The Blog of the Frances Perkins Center

Posts Tagged ‘Doris Kearns Goodwin’

Mark Green: Who will be Obama’s “Frances Perkins”?

In Political world on January 13, 2009 at 2:51 pm

Mark Green has published an article in The Nation that lists an ambitious but doable series of ten goals for the first term of the Obama presidency. They are: (1) Reduce poverty one-third by 2016; (2) Enhance democracy to stop special-interest vetoes; (3) Get economic growth rates back to at least 3 percent; (4) Move to a clean, green low-carbon economy; (5) Reduce the costs–and expand the coverage–of healthcare; (6) Elevate science over politics in federal decision-making; (7) Restore the rule of law and human rights as American values; (8) Educate children better for the global economy; (9) Fight terrorism by working more cooperatively with allies; (10) Reduce nuclear proliferation.

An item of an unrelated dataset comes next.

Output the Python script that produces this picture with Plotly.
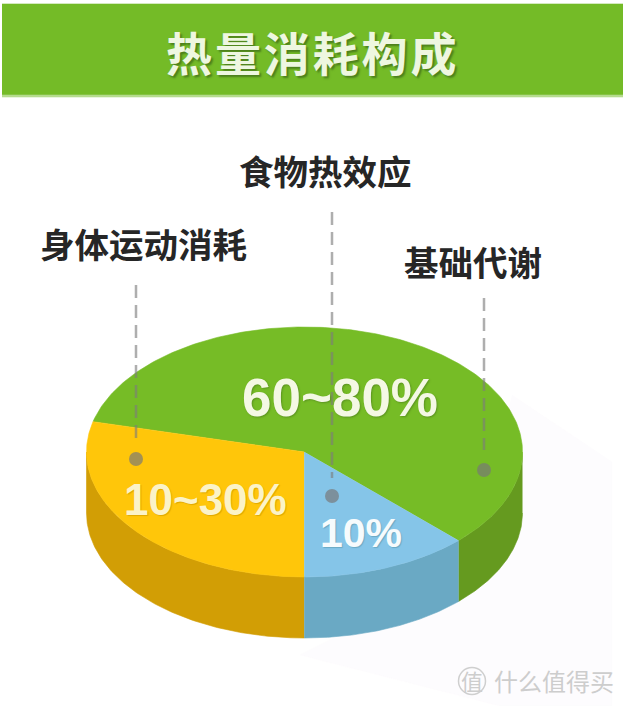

These are all worthy goals but what caught my eye was Green’s mention of Frances Perkins:

No president can go much farther than his constituency wants. Historian Doris Kearns Goodwin put it well in The American Prospect: “When you look at the periods of social change, in each instance the president used leadership not only to get the public involved in understanding what the problems were but to create a fervent desire to address these problems in a meaningful way.” Recall here the oft-told story how Labor Secretary Frances Perkins was urging a sympathetic FDR to adopt labor reforms, and the politician-in-chief replied: Fine. Now make me do it.

Perhaps we all should be Obama’s “Frances Perkins.” Our voices together can help “create a fervent desire to address these problems in a meaningful way.”